On Thu, Sep 28, 2006 at 10:55:30AM +0200, Aiko Barz wrote:
> Hi *,
> 
> I use OpenBSD+Apache+Chroot for my webservices. The users can access
> their vhosts by using scponly, which is chrooted into /var/www as
> well.
> /htdocs/www.example.net belongs to theuser:www and has the 
> permissions rwxr-x---. 
> 
> The issue: If my users start to install a php-Filebrowser, they are
> able to access the other Webdirectories and could read config.php,
> because they are doing it with the permissions of the webserver.
> Write access would be possible as well, since some parts need to have
> write access.
> 
> I started to patch suExec to make it handle *.php and to make it
> chroot-ready, but I wasn't successful so far. suPHP seems to have
> issues with 1.3.29 and ordering new IP-addressese for having multible 
> webserver intances seems to be difficult.
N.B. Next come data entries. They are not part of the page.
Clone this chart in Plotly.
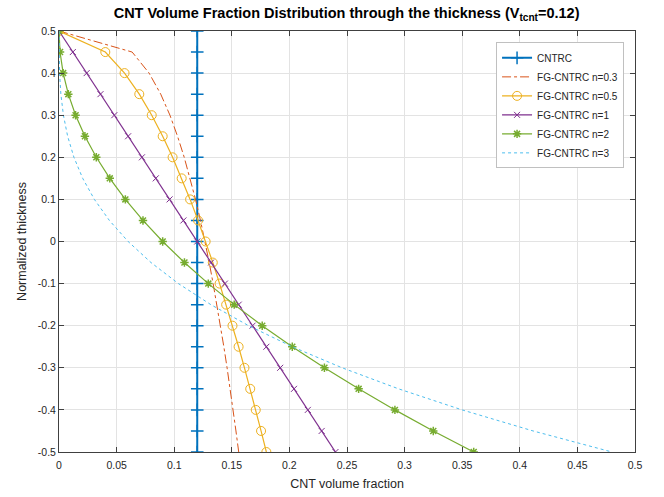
import plotly.graph_objects as go

# normalized thickness coordinate, top (0.5) to bottom (-0.5)
z = [0.5, 0.45, 0.4, 0.35, 0.3, 0.25, 0.2, 0.15, 0.1, 0.05, 0.0,
     -0.05, -0.1, -0.15, -0.2, -0.25, -0.3, -0.35, -0.4, -0.45, -0.5]

# CNT volume fraction for each profile
v_cntrc = [0.12] * 21
v_n03 = [0.0, 0.0635, 0.0782, 0.0883, 0.0963, 0.1029, 0.1087, 0.1138, 0.1185, 0.1228, 0.1267,
         0.1304, 0.1338, 0.1371, 0.1402, 0.1431, 0.1459, 0.1486, 0.1511, 0.1536, 0.156]
v_n05 = [0.0, 0.0402, 0.0569, 0.0697, 0.0805, 0.09, 0.0986, 0.1065, 0.1138, 0.1207, 0.1273,
         0.1335, 0.1394, 0.1451, 0.1506, 0.1559, 0.1610, 0.1660, 0.1708, 0.1754, 0.18]
v_n1 = [0.0, 0.012, 0.024, 0.036, 0.048, 0.06, 0.072, 0.084, 0.096, 0.108, 0.12,
        0.132, 0.144, 0.156, 0.168, 0.18, 0.192, 0.204, 0.216, 0.228, 0.24]
v_n2 = [0.0, 0.0009, 0.0036, 0.0081, 0.0144, 0.0225, 0.0324, 0.0441, 0.0576, 0.0729, 0.09,
        0.1089, 0.1296, 0.1521, 0.1764, 0.2025, 0.2304, 0.2601, 0.2916, 0.3249, 0.36]
v_n3 = [0.0, 0.00006, 0.00048, 0.00162, 0.00384, 0.0075, 0.01296, 0.02058, 0.03072, 0.04374, 0.06,
        0.07986, 0.10368, 0.13182, 0.16464, 0.2025, 0.24576, 0.29478, 0.34992, 0.41154, 0.48]

x_ticks = [0, 0.05, 0.1, 0.15, 0.2, 0.25, 0.3, 0.35, 0.4, 0.45, 0.5]
x_labels = ["0", "0.05", "0.1", "0.15", "0.2", "0.25", "0.3", "0.35", "0.4", "0.45", "0.5"]
y_ticks = [-0.5, -0.4, -0.3, -0.2, -0.1, 0, 0.1, 0.2, 0.3, 0.4, 0.5]
y_labels = ["-0.5", "-0.4", "-0.3", "-0.2", "-0.1", "0", "0.1", "0.2", "0.3", "0.4", "0.5"]

BLUE, ORANGE, YELLOW = "#0072BD", "#D95319", "#EDB120"
PURPLE, GREEN, CYAN = "#7E2F8E", "#77AC30", "#4DBEEE"
AXIS = "#404040"
FONT = "Liberation Sans, Arial, sans-serif"

fig = go.Figure()
fig.add_trace(go.Scatter(
    x=v_cntrc, y=z, name="CNTRC", mode="lines+markers",
    line=dict(color=BLUE, width=2),
    marker=dict(symbol="cross-thin-open", size=9, color=BLUE, line=dict(color=BLUE, width=1.5))))
fig.add_trace(go.Scatter(
    x=v_n03, y=z, name="FG-CNTRC n=0.3", mode="lines",
    line=dict(color=ORANGE, width=1, dash="dashdot")))
fig.add_trace(go.Scatter(
    x=v_n05, y=z, name="FG-CNTRC n=0.5", mode="lines+markers",
    line=dict(color=YELLOW, width=1.2),
    marker=dict(symbol="circle-open", size=9, color=YELLOW, line=dict(color=YELLOW, width=1))))
fig.add_trace(go.Scatter(
    x=v_n1, y=z, name="FG-CNTRC n=1", mode="lines+markers",
    line=dict(color=PURPLE, width=1.2),
    marker=dict(symbol="x-thin-open", size=6, color=PURPLE, line=dict(color=PURPLE, width=1))))
fig.add_trace(go.Scatter(
    x=v_n2, y=z, name="FG-CNTRC n=2", mode="lines+markers",
    line=dict(color=GREEN, width=1.2),
    marker=dict(symbol="asterisk-open", size=7, color=GREEN, line=dict(color=GREEN, width=1.5))))
fig.add_trace(go.Scatter(
    x=v_n3, y=z, name="FG-CNTRC n=3", mode="lines",
    line=dict(color=CYAN, width=1, dash="dot")))

axis_common = dict(
    showline=True, linecolor=AXIS, linewidth=1, mirror="ticks",
    ticks="inside", ticklen=5, tickcolor=AXIS, tickwidth=1,
    showgrid=True, gridcolor="#e3e3e3", gridwidth=1, zeroline=False,
    automargin=False,
    tickfont=dict(family=FONT, size=10.5, color="#262626"),
)

fig.update_layout(
    width=664, height=497,
    margin=dict(l=59, r=29, t=31, b=45),
    paper_bgcolor="white", plot_bgcolor="white",
    title=dict(
        text="<b>CNT Volume Fraction Distribution through the thickness (V<sub>tcnt</sub>=0.12)</b>",
        x=0.522, xanchor="center", y=0.984, yanchor="top",
        font=dict(family=FONT, size=14.5, color="black")),
    xaxis=dict(range=[0, 0.5], tickvals=x_ticks, ticktext=x_labels, ticklabelstandoff=3,
               title=dict(text="CNT volume fraction", standoff=9,
                          font=dict(family=FONT, size=12.5, color="#262626")),
               **axis_common),
    yaxis=dict(range=[-0.5, 0.5], tickvals=y_ticks, ticktext=y_labels,
               title=dict(text="Normalized thickness", standoff=8,
                          font=dict(family=FONT, size=12.5, color="#262626")),
               **axis_common),
    legend=dict(x=0.981, xanchor="right", y=0.973, yanchor="top",
                bgcolor="white", bordercolor="#c0c0c0", borderwidth=1,
                font=dict(family=FONT, size=10, color="#262626"),
                tracegroupgap=0, itemwidth=30),
    showlegend=True,
)

fig.write_html("out.html")
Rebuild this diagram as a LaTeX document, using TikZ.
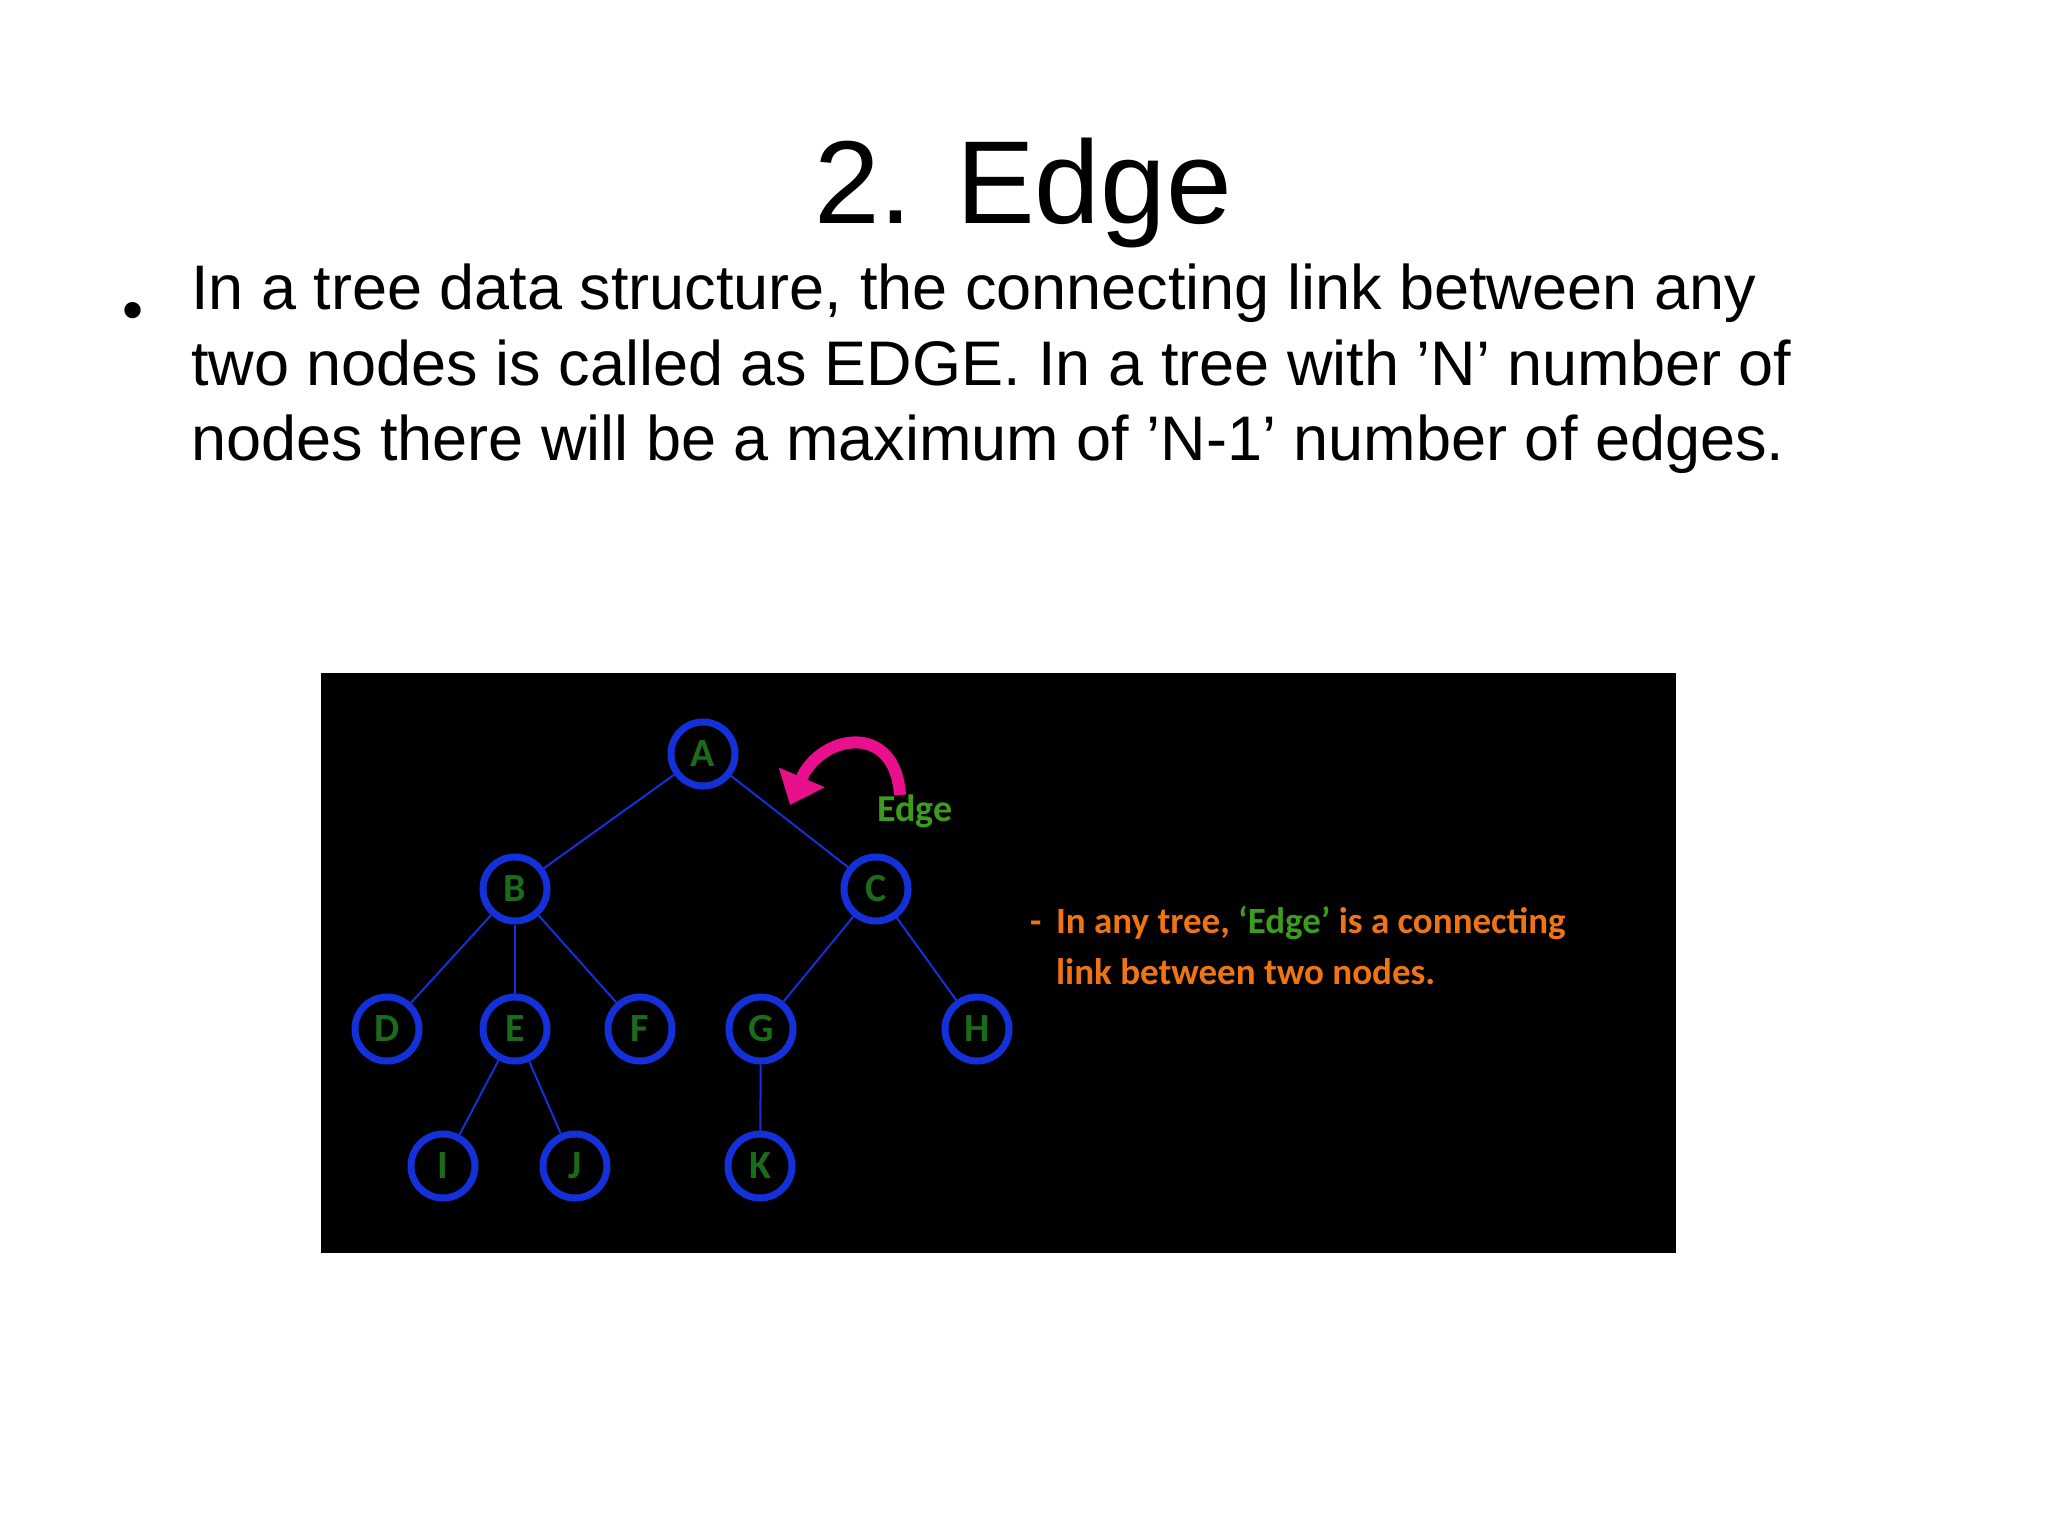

As Henning pointed out, PHP's open_basedir and friends can be useful,
although I would caution against believing they will actually work -
many problems have been discovered that would allow an attacker to
bypass open_basedir and uid/gid checks.

Notably, assuming one can put passwords and such in config.php is
probably not a good idea (Apache allows setting php_flags for this,
which can be made to be secure). It might be enough to keep people out
of each others' directories, though.

suExec + PHP is not feasible for many people, due to the high webserver
load incurred; suPHP may be less problematic, or not.

For now, I'm just running a dedicated server, so I've not yet
encountered this problem personally.